President Trump on Friday said that he has stopped even more wars than he claimed to earlier this week, if the tally also includes “pre-wars.”
“I settled seven wars, and actually if you think about pre-wars, add three more so it would be 10,” Trump said in the White House when asked about the ongoing war in Ukraine, which continues despite his recent summits with Vladimir Putin and European leaders to end the conflict.
“I thought this would be in the middle of the pack in terms of difficulty,” Trump continued. “Now I’m not happy about anything about that war. Nothing. Not happy at all. We’ll see what happens. Over the next two weeks we’re going to find out which way it’s going to go.”
Earlier this week, the president had put the figure at “six wars in six months” in a post on Truth Social. It was an apparent reference to diplomacy around disputes between Armenia and Azerbaijan, the Democratic Republic of Congo and Rwanda, Iran and Israel, India and Pakistan, Cambodia and Thailand, and Ethiopia and Egypt.

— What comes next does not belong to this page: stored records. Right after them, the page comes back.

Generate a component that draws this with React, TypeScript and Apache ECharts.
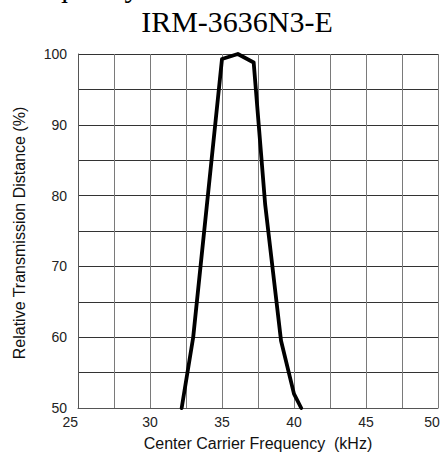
import React, { useEffect, useRef } from "react";
import * as echarts from "echarts";

const frequencies = [32.2, 33, 35, 36.1, 37.2, 38, 39.1, 40, 40.5];
const distances = [50, 60, 99.3, 100, 98.8, 78.7, 59.5, 52, 50];
const xTicks = [25, 30, 35, 40, 45, 50];
const yTicks = [50, 60, 70, 80, 90, 100];
const title = "IRM-3636N3-E";
const topTitle = "Frequency Characteristics";
const xName = "Center Carrier Frequency  (kHz)";
const yName = "Relative Transmission Distance (%)";

export default function App() {
  const ref = useRef<HTMLDivElement>(null);
  useEffect(() => {
    if (!ref.current) return;
    const chart = echarts.init(ref.current, null, { renderer: "svg" });
    const sans = "'Liberation Sans', Arial, sans-serif";
    const serif = "'Liberation Serif', 'Times New Roman', serif";
    chart.setOption({
      animation: false,
      backgroundColor: "#ffffff",
      grid: { left: 78, right: 8, top: 54, bottom: 52, containLabel: false },
      xAxis: {
        type: "value",
        min: 25,
        max: 50,
        interval: 2.5,
        axisLine: { show: true, lineStyle: { color: "#555", width: 1 } },
        axisTick: { show: false },
        splitLine: { show: true, lineStyle: { color: "#7a7a7a", width: 1 } },
        axisLabel: {
          margin: 7,
          color: "#222",
          fontFamily: sans,
          fontSize: 14,
          alignMinLabel: "right",
          formatter: (v: number) => {
            if (!xTicks.includes(v)) return "";
            if (v === xTicks[xTicks.length - 1]) return `{m|${v}}`;
            return String(v);
          },
          rich: {
            m: { fontFamily: sans, fontSize: 14, color: "#222", padding: [0, 12, 0, 0] },
          },
        },
      },
      yAxis: {
        type: "value",
        min: 50,
        max: 100,
        interval: 5,
        axisLine: { show: true, lineStyle: { color: "#555", width: 1 } },
        axisTick: { show: false },
        splitLine: { show: true, lineStyle: { color: "#333", width: 1 } },
        axisLabel: {
          margin: 11,
          color: "#222",
          fontFamily: sans,
          fontSize: 14,
          formatter: (v: number) => (yTicks.includes(v) ? String(v) : ""),
        },
      },
      series: [
        {
          type: "line",
          data: frequencies.map((f, i) => [f, distances[i]]),
          symbol: "none",
          lineStyle: { color: "#000", width: 3.8, join: "round", cap: "round" },
          clip: true,
        },
      ],
      graphic: [
        {
          type: "text",
          x: 13,
          y: -13.5,
          style: {
            text: topTitle,
            font: `30px ${serif}`,
            fill: "#000",
            textAlign: "left",
            textVerticalAlign: "middle",
          },
        },
        {
          type: "text",
          x: 237,
          y: 21,
          style: {
            text: title,
            font: `30px ${serif}`,
            fill: "#000",
            textAlign: "center",
            textVerticalAlign: "middle",
          },
        },
        {
          type: "text",
          x: 258,
          y: 443,
          style: {
            text: xName,
            font: `16px ${sans}`,
            fill: "#111",
            textAlign: "center",
            textVerticalAlign: "middle",
          },
        },
        {
          type: "text",
          x: 19,
          y: 233,
          rotation: Math.PI / 2,
          style: {
            text: yName,
            font: `16px ${sans}`,
            fill: "#111",
            textAlign: "center",
            textVerticalAlign: "middle",
          },
        },
      ],
    });
    return () => chart.dispose();
  }, []);
  return (
    <div
      ref={ref}
      style={{ position: "fixed", left: 0, top: 0, width: 446, height: 460 }}
    />
  );
}
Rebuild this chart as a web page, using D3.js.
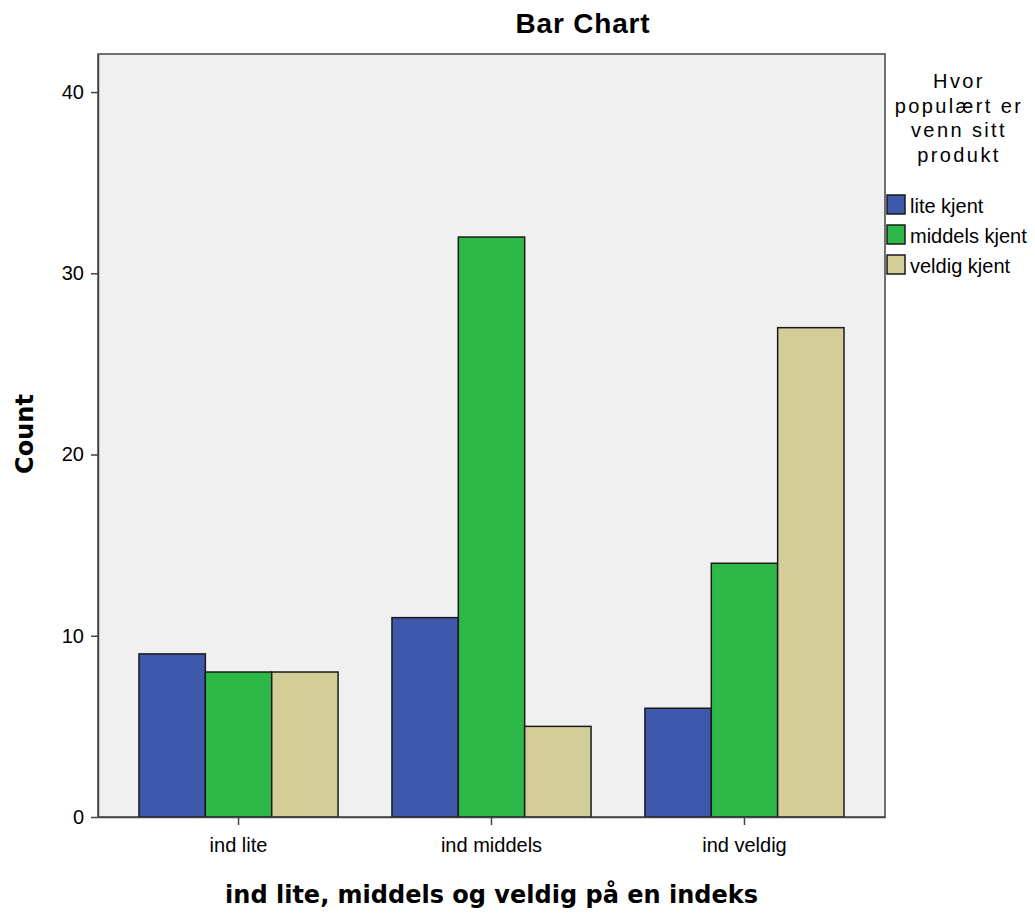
<!DOCTYPE html>
<html>
<head>
<meta charset="utf-8">
<script src="https://cdn.jsdelivr.net/npm/d3@7"></script>
<style>
  body { margin: 0; background: #fff; }
  text { font-family: "Liberation Sans", Arial, sans-serif; fill: #000; }
  .bold-label { font-family: "DejaVu Sans", sans-serif; font-weight: bold; }
</style>
</head>
<body>
<svg id="chart"></svg>
<script>
const categories = ["ind lite", "ind middels", "ind veldig"];
const seriesNames = ["lite kjent", "middels kjent", "veldig kjent"];
const liteKjent = [9, 11, 6];
const middelsKjent = [8, 32, 14];
const veldigKjent = [8, 5, 27];
const yTicks = [0, 10, 20, 30, 40];
const colors = ["#3e58ac", "#2eb848", "#d3ce97"];

const width = 1035;
const height = 913;
const margin = { top: 54, right: 150, bottom: 96, left: 98 };

const svg = d3.select("#chart")
  .attr("width", width)
  .attr("height", height);

const rows = categories.map((c, i) => ({
  cat: c,
  "lite kjent": liteKjent[i],
  "middels kjent": middelsKjent[i],
  "veldig kjent": veldigKjent[i]
}));

const x0 = d3.scaleBand()
  .domain(categories)
  .range([margin.left, width - margin.right])
  .paddingInner(0.213)
  .paddingOuter(0.162);

const x1 = d3.scaleBand()
  .domain(seriesNames)
  .range([0, x0.bandwidth()]);

const y = d3.scaleLinear()
  .domain([0, 42.1])
  .range([height - margin.bottom, margin.top]);

const color = d3.scaleOrdinal().domain(seriesNames).range(colors);

// plot background + frame
svg.append("rect")
  .attr("x", margin.left)
  .attr("y", margin.top)
  .attr("width", width - margin.right - margin.left)
  .attr("height", height - margin.bottom - margin.top)
  .attr("fill", "#f0f0f0")
  .attr("stroke", "#444")
  .attr("stroke-width", 1.5);

// bars
svg.selectAll("g.group")
  .data(rows)
  .enter()
  .append("g")
  .attr("transform", d => `translate(${x0(d.cat)},0)`)
  .selectAll("rect")
  .data(d => seriesNames.map(k => ({ key: k, value: d[k] })))
  .enter()
  .append("rect")
  .attr("x", d => x1(d.key))
  .attr("y", d => y(d.value))
  .attr("width", x1.bandwidth())
  .attr("height", d => y(0) - y(d.value))
  .attr("fill", d => color(d.key))
  .attr("stroke", "#1a1a1a")
  .attr("stroke-width", 1.5);

// axes
const yAxis = svg.append("g")
  .attr("transform", `translate(${margin.left},0)`)
  .call(d3.axisLeft(y).tickValues(yTicks).tickSize(7).tickSizeOuter(0).tickPadding(7));
yAxis.selectAll("text").style("font-size", "20px");

const xAxis = svg.append("g")
  .attr("transform", `translate(0,${height - margin.bottom})`)
  .call(d3.axisBottom(x0).tickSize(8).tickSizeOuter(0).tickPadding(13));
xAxis.selectAll("text").style("font-size", "20px");

[yAxis, xAxis].forEach(a => {
  a.select(".domain").attr("stroke", "#444").attr("stroke-width", 1.5);
  a.selectAll(".tick line").attr("stroke", "#444").attr("stroke-width", 1.5);
});

// titles
svg.append("text")
  .attr("x", 583)
  .attr("y", 33)
  .attr("text-anchor", "middle")
  .style("font-size", "28px")
  .style("font-weight", "bold")
  .style("letter-spacing", "0.8px")
  .text("Bar Chart");

svg.append("text")
  .attr("class", "bold-label")
  .attr("x", (margin.left + width - margin.right) / 2)
  .attr("y", 903)
  .attr("text-anchor", "middle")
  .style("font-size", "24px")
  .text("ind lite, middels og veldig på en indeks");

svg.append("text")
  .attr("class", "bold-label")
  .attr("transform", "rotate(-90)")
  .attr("x", -434)
  .attr("y", 33)
  .attr("text-anchor", "middle")
  .style("font-size", "24px")
  .text("Count");

// legend
const legendTitle = ["Hvor", "populært er", "venn sitt", "produkt"];
svg.append("g")
  .selectAll("text")
  .data(legendTitle)
  .enter()
  .append("text")
  .attr("x", 959)
  .attr("y", (d, i) => 88 + i * 24.5)
  .attr("text-anchor", "middle")
  .style("font-size", "20px")
  .style("letter-spacing", "2.4px")
  .text(d => d);

const legend = svg.append("g")
  .selectAll("g")
  .data(seriesNames)
  .enter()
  .append("g")
  .attr("transform", (d, i) => `translate(887,${195 + i * 30})`);

legend.append("rect")
  .attr("width", 18)
  .attr("height", 19)
  .attr("fill", d => color(d))
  .attr("stroke", "#1a1a1a")
  .attr("stroke-width", 1.5);

legend.append("text")
  .attr("x", 23)
  .attr("y", 18)
  .style("font-size", "20px")
  .text(d => d);
</script>
</body>
</html>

The following day, the president upped the tally again, telling Fox & Friends he had “solved seven wars.”
The Independent has contacted the White House for comment.
The president has long angled for a Nobel Peace Prize, and has claimed his diplomatic efforts towards conflicts in disputed Kashmir, Gaza, and Ukraine should be seen as historic.
He has also complained about his predecessor, Barack Obama, receiving the Nobel.
“If I were named Obama, I would have had the Nobel Prize given to me in 10 seconds,” Trump told the Detroit Economic Club last year.
This July, Israeli Prime Minister Benjamin Netanyahu nominated Trump for the peace prize.

However, when it comes to the Ukraine war, perhaps the conflict the president has invested most political capital towards solving, progress remains stalled.
On the campaign trail, Trump said he could solve the Russia-Ukraine war in 24 hours, though he later claimed he was being “a little bit sarcastic.”
More recent efforts, including talks with Vladimir Putin in Alaska last week and European leaders at the White House earlier this week, have yielded similar big promises and eventual walk-backs.
The president spoke of quickly arranging bilateral and trilateral talks between Russia, Ukraine, and the U.S. over the war, only for the White House to say this week, “It is not in the national interest to further negotiate these issues publicly.”
The Trump administration also went into the White House talks claiming Russia would accept NATO-style, Western-backed security guarantees for Ukraine, only for Russia to pour cold water on the proposal.